A number of years ago it was observed that there is more than one type of intransitive verb (i.e. of verbs describing an action, state or change where only one noun is involved – of which many examples to follow). This is true of many languages, including English.
Sometimes, the subjects of intransitive verbs behave like the subjects of transitive verbs (verbs with two nouns involved, as in Lucy plays football, Harry loves Ancient Egyptian etc.). For example, a typical property of the subject of a transitive verb is that it can be described with the verb plus the suffix -er, e.g.:
- player – “one who plays something”
- lover – “one who loves someone”
- writer – “one who writes something”
Some intransitive subjects can also be so described: worker, talker, swimmer, runner etc. But others can’t: we don’t say arriver “one who arrives”, dier “one who dies”, beer “one who is” and so forth …
But there is evidence that the subject of many of this latter group of intransitive verbs actually functions a bit like a transitive object. The object of transitive verbs can often be described with a form of the verb called the past participle, placed before the noun, for example:
- Hannibal destroyed the city (sentence) / the destroyed city (noun phrase describing object)
- tourists frequently visit this attraction / the frequently visited attraction
Note that often an extra adjective or other modification is required for the sentence to make sense: the loved library is a bit of an odd thing to say but the much-loved library is fine; likewise we probably wouldn’t say the eaten hamburger but we might say the recently eaten hamburger or the half-eaten hamburger.

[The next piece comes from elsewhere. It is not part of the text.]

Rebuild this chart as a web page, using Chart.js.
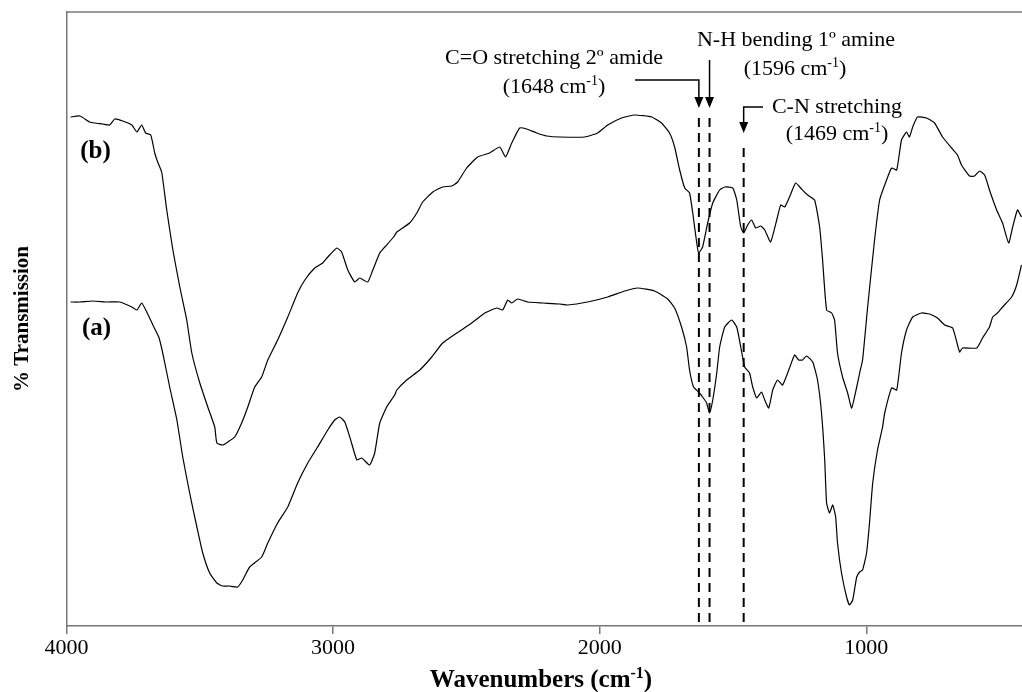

We can do a similar thing with some intransitive verbs:
- the sun rose / the risen sun
- the man fell / the fallen man
- the recruits arrived recently / the recently arrived recruits
This suggests the subjects of these verbs actually behave like the objects of transitives, as previously discussed. Note as well that these intransitive verbs are amongst those which can’t take the -er suffix, and furthermore that verbs which can take this suffix don’t allow the pre-noun past participle construction: we can’t say the talked man “the man who talked” or the swum woman “the woman who swam”.
This idea that some intransitive verbs at one level really have objects, instead of subjects, is for various complex reasons referred to as the unaccusative hypothesis. Of course, at another level these “objects” do behave like subjects: e.g. in a sentence they usually come before the verb; if they take the form of pronouns they have the subject forms I, he, she rather than the object forms me, him, her; etc. Thus we say I fell not fell me, and so on. There are also various complications (which I won’t go into here, because they are, well, complicated) which suggest the unaccusative hypothesis in its simplest form may be inadequate, and that some refinement is needed.
However, the hypothesis still usefully highlights a couple of things which seem to come up again and again in modern linguistics. Firstly, the way things appear “on the surface” may mask other properties. The noun Lucy looks like a subject in both Lucy talked and Lucy arrived, but in fact in the latter it seems also to have some “underlying” object properties which don’t show up so easily. Secondly, close inspection of the details of a language – including details which we might not think obviously relate to whatever it is we’re thinking about – can help reveal these underlying properties. It is this sort of close attention to detail that has allowed many of the advances in linguistics that have been made over the course of the last few decades. And even the complications I just alluded to may be useful here, in helping us come up with an even better theory.